▸ Problem description:
Gather every line of the entries that includes the word "this".

>> Start

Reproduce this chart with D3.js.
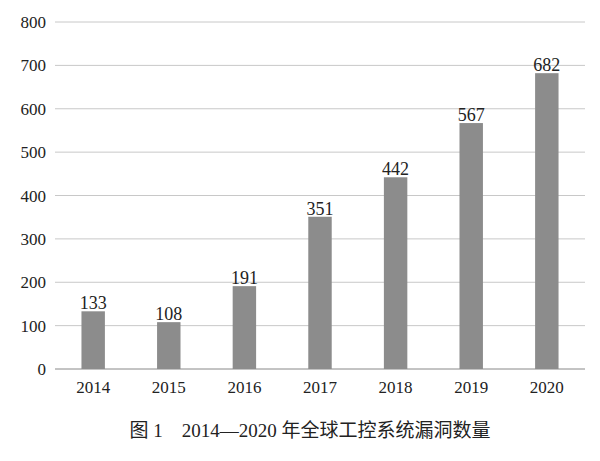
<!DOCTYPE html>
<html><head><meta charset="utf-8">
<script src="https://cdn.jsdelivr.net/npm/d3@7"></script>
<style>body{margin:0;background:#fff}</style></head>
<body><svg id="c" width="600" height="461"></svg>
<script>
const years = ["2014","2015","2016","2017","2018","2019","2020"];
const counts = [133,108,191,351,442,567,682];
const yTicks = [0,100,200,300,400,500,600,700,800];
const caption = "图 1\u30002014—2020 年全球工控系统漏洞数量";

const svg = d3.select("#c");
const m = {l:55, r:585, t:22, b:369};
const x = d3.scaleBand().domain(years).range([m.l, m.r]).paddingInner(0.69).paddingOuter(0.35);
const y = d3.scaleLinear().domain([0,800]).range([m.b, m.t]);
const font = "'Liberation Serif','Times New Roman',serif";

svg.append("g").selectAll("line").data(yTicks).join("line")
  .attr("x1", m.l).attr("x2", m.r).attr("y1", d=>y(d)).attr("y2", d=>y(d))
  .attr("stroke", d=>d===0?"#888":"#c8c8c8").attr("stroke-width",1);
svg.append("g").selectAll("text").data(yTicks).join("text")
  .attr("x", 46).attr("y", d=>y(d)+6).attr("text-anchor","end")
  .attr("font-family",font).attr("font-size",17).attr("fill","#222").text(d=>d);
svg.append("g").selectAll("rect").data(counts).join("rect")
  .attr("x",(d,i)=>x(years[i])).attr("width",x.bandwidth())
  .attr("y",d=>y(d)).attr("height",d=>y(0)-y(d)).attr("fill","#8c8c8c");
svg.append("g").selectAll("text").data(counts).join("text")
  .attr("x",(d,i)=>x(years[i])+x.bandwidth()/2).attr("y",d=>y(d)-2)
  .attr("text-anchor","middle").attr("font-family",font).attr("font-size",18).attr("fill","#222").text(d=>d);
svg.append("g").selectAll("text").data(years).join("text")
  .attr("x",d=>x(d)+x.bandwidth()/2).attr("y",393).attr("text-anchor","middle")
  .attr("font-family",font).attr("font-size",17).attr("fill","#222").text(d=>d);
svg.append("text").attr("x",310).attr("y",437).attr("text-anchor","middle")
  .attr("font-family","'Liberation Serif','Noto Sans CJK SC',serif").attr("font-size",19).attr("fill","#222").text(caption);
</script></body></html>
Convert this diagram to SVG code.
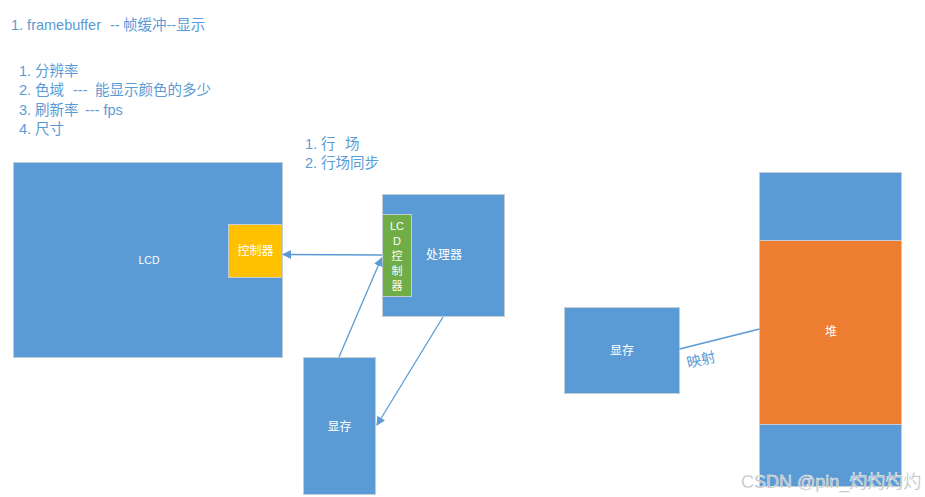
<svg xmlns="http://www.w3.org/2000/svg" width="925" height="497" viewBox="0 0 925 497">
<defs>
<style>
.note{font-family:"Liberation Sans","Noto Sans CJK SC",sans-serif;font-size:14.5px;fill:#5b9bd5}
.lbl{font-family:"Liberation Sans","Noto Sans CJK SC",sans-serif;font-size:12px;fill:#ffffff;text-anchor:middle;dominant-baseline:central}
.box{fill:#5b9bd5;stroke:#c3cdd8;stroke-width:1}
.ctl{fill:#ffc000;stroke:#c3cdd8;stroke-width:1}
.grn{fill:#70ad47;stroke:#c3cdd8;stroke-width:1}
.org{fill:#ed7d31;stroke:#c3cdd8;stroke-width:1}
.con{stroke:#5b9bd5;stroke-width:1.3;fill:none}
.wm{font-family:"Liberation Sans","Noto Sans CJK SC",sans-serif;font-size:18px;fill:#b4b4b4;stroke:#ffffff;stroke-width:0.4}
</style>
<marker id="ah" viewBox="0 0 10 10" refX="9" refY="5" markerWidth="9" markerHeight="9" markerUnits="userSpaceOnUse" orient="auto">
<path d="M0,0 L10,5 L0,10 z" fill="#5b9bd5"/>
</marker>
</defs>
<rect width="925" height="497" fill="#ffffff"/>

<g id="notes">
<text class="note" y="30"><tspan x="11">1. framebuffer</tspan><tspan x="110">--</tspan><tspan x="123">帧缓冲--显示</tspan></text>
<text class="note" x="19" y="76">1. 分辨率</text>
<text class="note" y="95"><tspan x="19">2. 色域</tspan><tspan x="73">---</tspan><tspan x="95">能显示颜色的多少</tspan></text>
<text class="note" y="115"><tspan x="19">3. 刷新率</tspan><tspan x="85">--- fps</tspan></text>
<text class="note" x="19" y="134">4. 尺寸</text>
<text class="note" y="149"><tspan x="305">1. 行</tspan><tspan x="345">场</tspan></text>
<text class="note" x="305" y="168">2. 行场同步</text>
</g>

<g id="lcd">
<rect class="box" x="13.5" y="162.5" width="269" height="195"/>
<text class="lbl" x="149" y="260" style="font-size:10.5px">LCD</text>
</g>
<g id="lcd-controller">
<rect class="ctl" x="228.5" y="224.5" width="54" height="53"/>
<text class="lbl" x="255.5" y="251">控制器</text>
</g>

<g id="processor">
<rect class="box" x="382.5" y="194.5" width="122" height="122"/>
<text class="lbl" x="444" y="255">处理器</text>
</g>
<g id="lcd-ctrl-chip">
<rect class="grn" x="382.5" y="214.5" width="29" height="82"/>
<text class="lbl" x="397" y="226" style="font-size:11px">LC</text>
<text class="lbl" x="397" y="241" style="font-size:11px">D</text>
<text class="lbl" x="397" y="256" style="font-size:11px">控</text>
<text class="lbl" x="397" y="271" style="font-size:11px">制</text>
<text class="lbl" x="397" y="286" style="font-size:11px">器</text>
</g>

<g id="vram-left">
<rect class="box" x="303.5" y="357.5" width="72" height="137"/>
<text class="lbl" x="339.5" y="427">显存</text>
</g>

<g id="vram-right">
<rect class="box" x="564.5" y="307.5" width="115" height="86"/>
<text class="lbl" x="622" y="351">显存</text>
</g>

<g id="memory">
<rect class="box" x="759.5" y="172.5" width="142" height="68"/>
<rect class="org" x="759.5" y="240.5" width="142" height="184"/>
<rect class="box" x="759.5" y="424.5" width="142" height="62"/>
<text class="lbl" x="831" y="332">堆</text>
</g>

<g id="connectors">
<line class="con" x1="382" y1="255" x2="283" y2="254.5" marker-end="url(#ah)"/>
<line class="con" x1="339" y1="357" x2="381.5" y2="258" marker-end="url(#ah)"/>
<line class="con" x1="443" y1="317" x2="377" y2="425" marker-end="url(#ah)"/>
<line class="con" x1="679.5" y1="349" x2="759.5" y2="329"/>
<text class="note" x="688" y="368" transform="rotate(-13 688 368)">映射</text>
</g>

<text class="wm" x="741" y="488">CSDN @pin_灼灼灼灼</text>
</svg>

>> End
>> Start

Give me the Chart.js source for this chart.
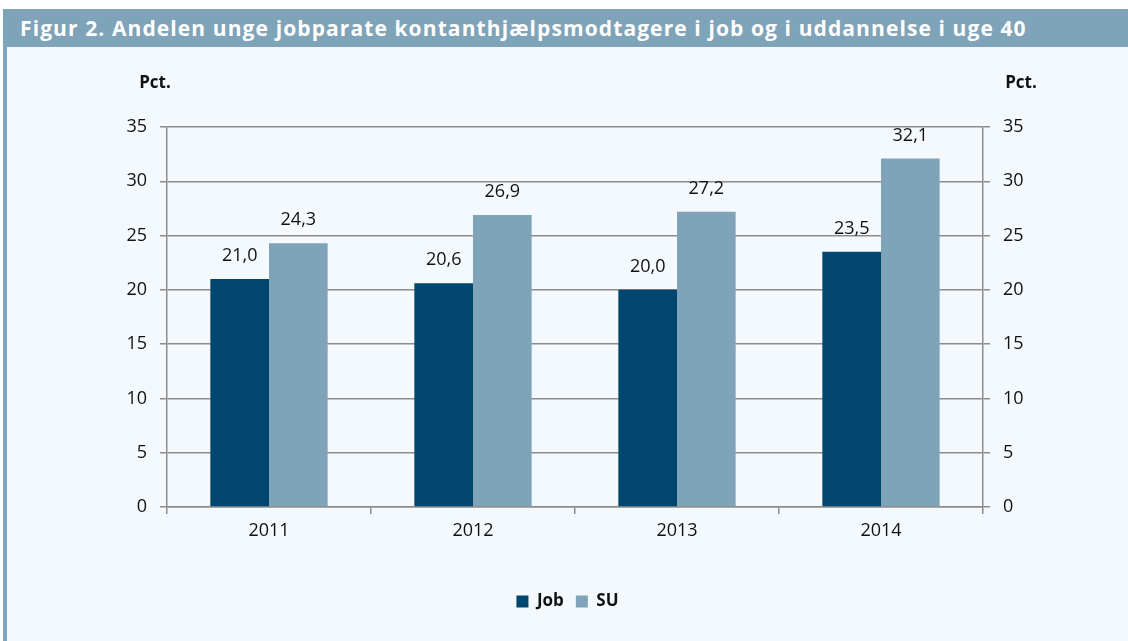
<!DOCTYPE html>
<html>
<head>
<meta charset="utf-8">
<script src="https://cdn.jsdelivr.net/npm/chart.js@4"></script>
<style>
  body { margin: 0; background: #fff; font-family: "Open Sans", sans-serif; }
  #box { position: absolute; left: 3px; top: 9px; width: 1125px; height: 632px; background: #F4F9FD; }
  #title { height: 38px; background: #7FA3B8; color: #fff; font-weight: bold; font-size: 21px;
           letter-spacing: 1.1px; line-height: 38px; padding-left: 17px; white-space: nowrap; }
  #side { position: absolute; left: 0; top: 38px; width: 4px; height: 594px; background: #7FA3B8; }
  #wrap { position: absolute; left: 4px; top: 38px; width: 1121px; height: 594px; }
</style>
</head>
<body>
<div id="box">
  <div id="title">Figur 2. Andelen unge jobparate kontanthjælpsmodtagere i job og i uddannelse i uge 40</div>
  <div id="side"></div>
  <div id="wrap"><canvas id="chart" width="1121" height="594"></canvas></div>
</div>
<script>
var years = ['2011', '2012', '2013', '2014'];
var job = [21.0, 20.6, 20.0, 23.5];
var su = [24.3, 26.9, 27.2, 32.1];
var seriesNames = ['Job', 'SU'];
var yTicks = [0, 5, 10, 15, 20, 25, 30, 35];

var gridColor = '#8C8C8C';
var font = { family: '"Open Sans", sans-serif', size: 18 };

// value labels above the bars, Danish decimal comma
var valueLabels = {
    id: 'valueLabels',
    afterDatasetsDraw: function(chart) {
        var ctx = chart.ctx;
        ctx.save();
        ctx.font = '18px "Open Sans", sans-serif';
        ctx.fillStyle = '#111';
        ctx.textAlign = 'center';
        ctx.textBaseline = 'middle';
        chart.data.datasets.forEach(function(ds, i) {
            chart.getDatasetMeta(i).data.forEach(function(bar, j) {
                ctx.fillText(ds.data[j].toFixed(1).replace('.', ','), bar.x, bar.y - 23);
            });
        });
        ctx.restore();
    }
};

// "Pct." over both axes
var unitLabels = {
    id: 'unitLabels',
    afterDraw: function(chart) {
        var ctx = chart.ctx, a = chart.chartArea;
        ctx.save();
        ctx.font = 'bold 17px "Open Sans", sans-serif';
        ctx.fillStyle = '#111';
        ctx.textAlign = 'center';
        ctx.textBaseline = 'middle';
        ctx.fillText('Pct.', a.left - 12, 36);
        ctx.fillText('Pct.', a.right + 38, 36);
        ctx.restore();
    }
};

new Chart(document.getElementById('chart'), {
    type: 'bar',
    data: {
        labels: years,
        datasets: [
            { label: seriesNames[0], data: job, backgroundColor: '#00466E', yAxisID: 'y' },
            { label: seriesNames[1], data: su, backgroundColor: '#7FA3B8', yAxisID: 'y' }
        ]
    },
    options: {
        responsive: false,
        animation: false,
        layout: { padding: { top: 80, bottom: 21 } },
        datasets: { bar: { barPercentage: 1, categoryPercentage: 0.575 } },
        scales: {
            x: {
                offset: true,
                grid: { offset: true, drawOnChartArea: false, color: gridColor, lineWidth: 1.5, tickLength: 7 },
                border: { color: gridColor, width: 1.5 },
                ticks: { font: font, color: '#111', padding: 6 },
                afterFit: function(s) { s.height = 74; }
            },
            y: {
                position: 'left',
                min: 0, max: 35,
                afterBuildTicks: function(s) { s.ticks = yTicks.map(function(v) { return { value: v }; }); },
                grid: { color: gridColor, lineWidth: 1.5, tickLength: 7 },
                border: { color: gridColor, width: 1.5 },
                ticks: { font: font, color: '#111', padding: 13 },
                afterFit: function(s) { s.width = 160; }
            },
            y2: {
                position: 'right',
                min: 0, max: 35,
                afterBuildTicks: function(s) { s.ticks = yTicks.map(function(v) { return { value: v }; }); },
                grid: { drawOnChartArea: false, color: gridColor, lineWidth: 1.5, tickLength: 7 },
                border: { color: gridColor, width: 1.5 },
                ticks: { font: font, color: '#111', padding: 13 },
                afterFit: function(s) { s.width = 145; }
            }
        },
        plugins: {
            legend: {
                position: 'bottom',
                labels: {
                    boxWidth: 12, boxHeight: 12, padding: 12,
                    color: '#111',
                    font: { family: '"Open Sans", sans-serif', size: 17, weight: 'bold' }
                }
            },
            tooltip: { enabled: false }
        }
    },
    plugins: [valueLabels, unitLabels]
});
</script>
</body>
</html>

>> End

▸ Output:
Reproduce this chart with D3.js.
Convert this diagram to SVG code.
Give me the Chart.js source for this chart.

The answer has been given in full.